Wczoraj przy ulicy Reymonta otrzymał od przejeżdżającej pary kubek kawy i podziękowania za swoje akcje. Nagranie ze spotkania pojawiło się w mediach społecznościowych.
Pan Jerzy został okrzyknięty przez internautów "Radarowym Bohaterem" za swoje działania. Stojąc na poboczu, informuje poznańskich kierowców zarówno o potencjalnie niebezpiecznych punktach w mieście, jak również o czyhającej na nich kontroli radarowej.

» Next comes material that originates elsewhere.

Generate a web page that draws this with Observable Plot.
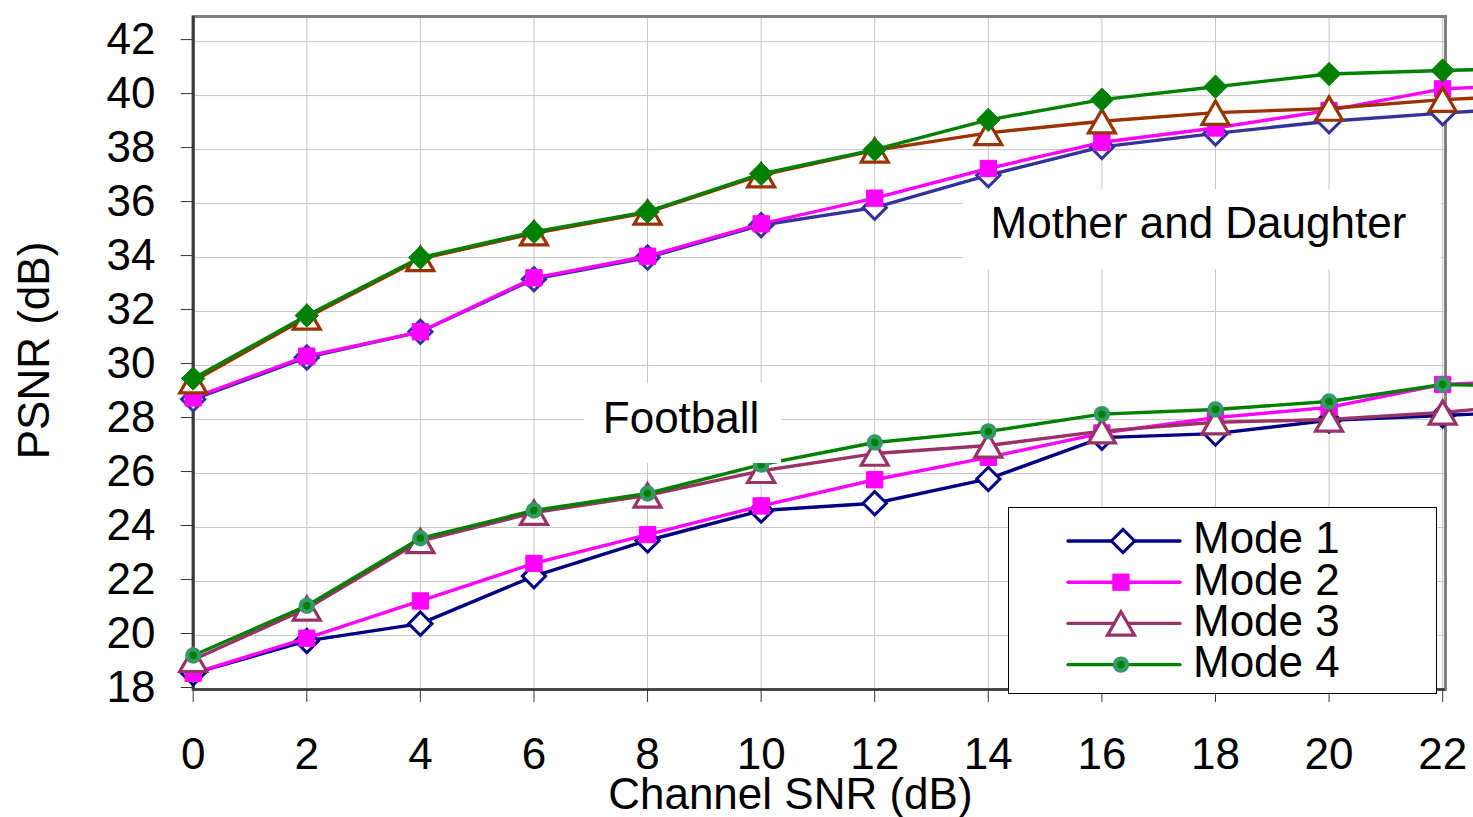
<!DOCTYPE html>
<html>
<head>
<meta charset="utf-8">
<script src="https://cdn.jsdelivr.net/npm/d3@7"></script>
<script src="https://cdn.jsdelivr.net/npm/@observablehq/plot@0.6"></script>
<style>
  html, body { margin: 0; padding: 0; background: #fff; }
  #chart { width: 1473px; height: 817px; overflow: hidden; }
  svg { display: block; }
</style>
</head>
<body>
<div id="chart"></div>
<script>
// ---------- data ----------
const snr = [0, 2, 4, 6, 8, 10, 12, 14, 16, 18, 20, 22];
const snrEdge = 22.54; // where the lines are cut by the picture's right edge

const mdMode1 = [28.75, 30.3, 31.25, 33.2, 34.0, 35.2, 35.85, 37.05, 38.1, 38.6, 39.05, 39.35];
const mdMode2 = [28.8, 30.35, 31.25, 33.25, 34.05, 35.25, 36.2, 37.3, 38.27, 38.8, 39.45, 40.25];
const mdMode3 = [29.42, 31.78, 33.95, 34.9, 35.67, 37.05, 37.97, 38.62, 39.05, 39.37, 39.52, 39.85];
const mdMode4 = [29.52, 31.85, 34.0, 34.95, 35.7, 37.1, 38.0, 39.1, 39.85, 40.33, 40.8, 40.93];
const mdEdge  = [39.42, 40.3, 39.9, 40.96];

const fbMode1 = [18.6, 19.8, 20.44, 22.2, 23.52, 24.63, 24.9, 25.8, 27.33, 27.48, 27.97, 28.15];
const fbMode2 = [18.6, 19.9, 21.28, 22.67, 23.74, 24.8, 25.77, 26.6, 27.5, 28.07, 28.45, 29.3];
const fbMode3 = [19.1, 21.0, 23.5, 24.55, 25.19, 26.1, 26.74, 27.04, 27.57, 27.9, 28.0, 28.26];
const fbMode4 = [19.26, 21.1, 23.6, 24.63, 25.26, 26.33, 27.15, 27.56, 28.2, 28.37, 28.67, 29.3];
const fbEdge  = [28.2, 29.35, 28.37, 29.28];

const modeNames = ["Mode 1", "Mode 2", "Mode 3", "Mode 4"];
const xTicks = [0, 2, 4, 6, 8, 10, 12, 14, 16, 18, 20, 22];
const yTicks = [18, 20, 22, 24, 26, 28, 30, 32, 34, 36, 38, 40, 42];
const sequenceLabels = ["Mother and Daughter", "Football"];
const xTitle = "Channel SNR (dB)";
const yTitle = "PSNR (dB)";

// ---------- styles ----------
const FONT = "'Liberation Sans', Arial, Helvetica, sans-serif";
const LW = 3.4;
const mdStyles = [
  {stroke: "#333399", symbol: "diamond2", fill: "white", r: 10.5, sw: 3},
  {stroke: "#ff00ff", symbol: "square", fill: "#ff00ff", r: 9.2, sw: 1},
  {stroke: "#993300", symbol: "triangle", fill: "white", r: 10, sw: 3.2, dy: 3.9},
  {stroke: "#008000", symbol: "diamond2", fill: "#008000", r: 10.5, sw: 1}
];
const fbStyles = [
  {stroke: "#000080", symbol: "diamond2", fill: "white", r: 10.5, sw: 3},
  {stroke: "#ff00ff", symbol: "square", fill: "#ff00ff", r: 9.2, sw: 1},
  {stroke: "#993366", symbol: "triangle", fill: "white", r: 10, sw: 3.2, dy: 3.9},
  {stroke: "#008000", symbol: "circle", fill: "#339966", r: 8.2, sw: 0, inner: "#008000"}
];

function seriesMarks(values, edge, style) {
  const pts = snr.map((x, i) => ({x, y: values[i]}));
  const linePts = pts.concat([{x: snrEdge, y: edge}]);
  const marks = [
    Plot.line(linePts, {x: "x", y: "y", stroke: style.stroke, strokeWidth: LW, curve: "linear"}),
    Plot.dot(pts, {x: "x", y: "y", symbol: style.symbol, r: style.r, fill: style.fill,
      stroke: style.sw > 0 ? style.stroke : "none", strokeWidth: style.sw, dy: style.dy || 0})
  ];
  if (style.inner) {
    marks.push(Plot.dot(pts, {x: "x", y: "y", symbol: "circle", r: 3.7, fill: style.inner, stroke: "none"}));
  }
  return marks;
}

const mdSeries = [mdMode1, mdMode2, mdMode3, mdMode4];
const fbSeries = [fbMode1, fbMode2, fbMode3, fbMode4];

const dataMarks = [];
mdSeries.forEach((s, i) => dataMarks.push(...seriesMarks(s, mdEdge[i], mdStyles[i])));
fbSeries.forEach((s, i) => dataMarks.push(...seriesMarks(s, fbEdge[i], fbStyles[i])));

const labelBoxes = [
  {x1: 13.56, x2: 21.98, y1: 33.56, y2: 36.52},
  {x1: 6.89, x2: 10.36, y1: 26.37, y2: 29.33}
];
const labelSpots = [
  {text: sequenceLabels[0], x: 17.70, y: 34.74},
  {text: sequenceLabels[1], x: 8.59, y: 27.52}
];

const plot = Plot.plot({
  width: 1473,
  height: 817,
  marginLeft: 192.7,
  marginRight: 28,
  marginTop: 16,
  marginBottom: 128,
  x: {domain: [0, 22.05]},
  y: {domain: [18, 42.93]},
  style: {fontFamily: FONT, fontSize: "44px", color: "black", background: "white", overflow: "visible"},
  marks: [
    Plot.gridX(xTicks, {stroke: "#c6c6c6", strokeOpacity: 1, strokeWidth: 1}),
    Plot.gridY(yTicks, {stroke: "#c6c6c6", strokeOpacity: 1, strokeWidth: 1}),
    Plot.frame({stroke: "#808080", strokeWidth: 3}),
    Plot.ruleX([0], {stroke: "#3c3c3c", strokeWidth: 3}),
    Plot.ruleY([18], {stroke: "#3c3c3c", strokeWidth: 2.5}),
    ...dataMarks,
    Plot.rect(labelBoxes, {x1: "x1", x2: "x2", y1: "y1", y2: "y2", fill: "white", inset: 0}),
    Plot.text(labelSpots, {x: "x", y: "y", text: "text", fontSize: 44, textAnchor: "middle", lineAnchor: "bottom", fill: "black"}),
    Plot.axisY({ticks: yTicks, tickSize: 12, tickPadding: 25.7, label: null, fontSize: 44, dy: -2, tickFormat: d => String(d), stroke: "#333"}),
    Plot.axisX({ticks: xTicks, tickSize: 13, tickPadding: 35, label: null, fontSize: 44, tickFormat: d => String(d), stroke: "#333"}),
    Plot.text([yTitle], {frameAnchor: "left", dx: -144.7, dy: -2.5, rotate: -90, textAnchor: "middle", lineAnchor: "bottom", fontSize: 44, fill: "black"}),
    Plot.text([xTitle], {frameAnchor: "bottom", dx: -29, dy: 119, textAnchor: "middle", lineAnchor: "bottom", fontSize: 44, fill: "black"})
  ]
});

document.getElementById("chart").appendChild(plot);

// ---------- legend (drawn into the same SVG) ----------
const svg = d3.select(plot);
const lg = svg.append("g").attr("font-family", FONT).attr("text-anchor", "start");
lg.append("rect")
  .attr("x", 1008.5).attr("y", 507.5).attr("width", 428).attr("height", 186)
  .attr("fill", "white").attr("stroke", "black").attr("stroke-width", 1);
const symMap = {diamond2: d3.symbolDiamond2, square: d3.symbolSquare, triangle: d3.symbolTriangle, circle: d3.symbolCircle};
modeNames.forEach((name, i) => {
  const st = fbStyles[i];
  const cy = 541 + i * 41.2;
  const g = lg.append("g");
  g.append("line").attr("x1", 1068).attr("x2", 1180).attr("y1", cy).attr("y2", cy)
    .attr("stroke", st.stroke).attr("stroke-width", LW).attr("stroke-linecap", "round");
  const mx = i === 0 ? 1123 : 1121;
  const path = d3.symbol(symMap[st.symbol], Math.PI * st.r * st.r)();
  g.append("path").attr("d", path)
    .attr("transform", `translate(${mx},${cy + (st.dy || 0)})`)
    .attr("fill", st.fill)
    .attr("stroke", st.sw > 0 ? st.stroke : "none")
    .attr("stroke-width", st.sw);
  if (st.inner) {
    g.append("circle").attr("cx", mx).attr("cy", cy).attr("r", 3.7).attr("fill", st.inner);
  }
  g.append("text").attr("x", 1193).attr("y", cy + 12.3)
    .attr("text-anchor", "start")
    .attr("font-size", 44).attr("fill", "black").text(name);
});
</script>
</body>
</html>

Jak podkreśla, patrol dokonujący pomiarów powinien być zawsze dobrze widoczny dla uczestników ruchu i działać prewencyjnie. Niekiedy zdarza się jednak, że policjanci chowają się przed kierowcami, co pan Jerzy ocenia negatywnie, samemu wskazując taki punkt kontroli uczestnikom ruchu drogowego.
Pan Jerzy robi dobrą robotę społeczną punktując strażników prawa za jego nieprzestrzeganie, albo co jeszcze lepsze - za akcje z parkingami.
Natomiast to jedna strona kija. Drugą jest oczywiście to, że czy w tym wypadku robią to z ukrycia, czy nie - prędkość na drodze powinna być przestrzegana (nigdy nie rozumiałem tego, że przed fotoradarem musi być ostrzeżenie).
Podobnie jest z pijanymi kierowcami albo pod wpływem innych środków - mrugniesz takiemu światłami, że stoi policja, a on może skręci w pierwszą lepszą dróżkę boczną i może właśnie uniknął rozpoznania?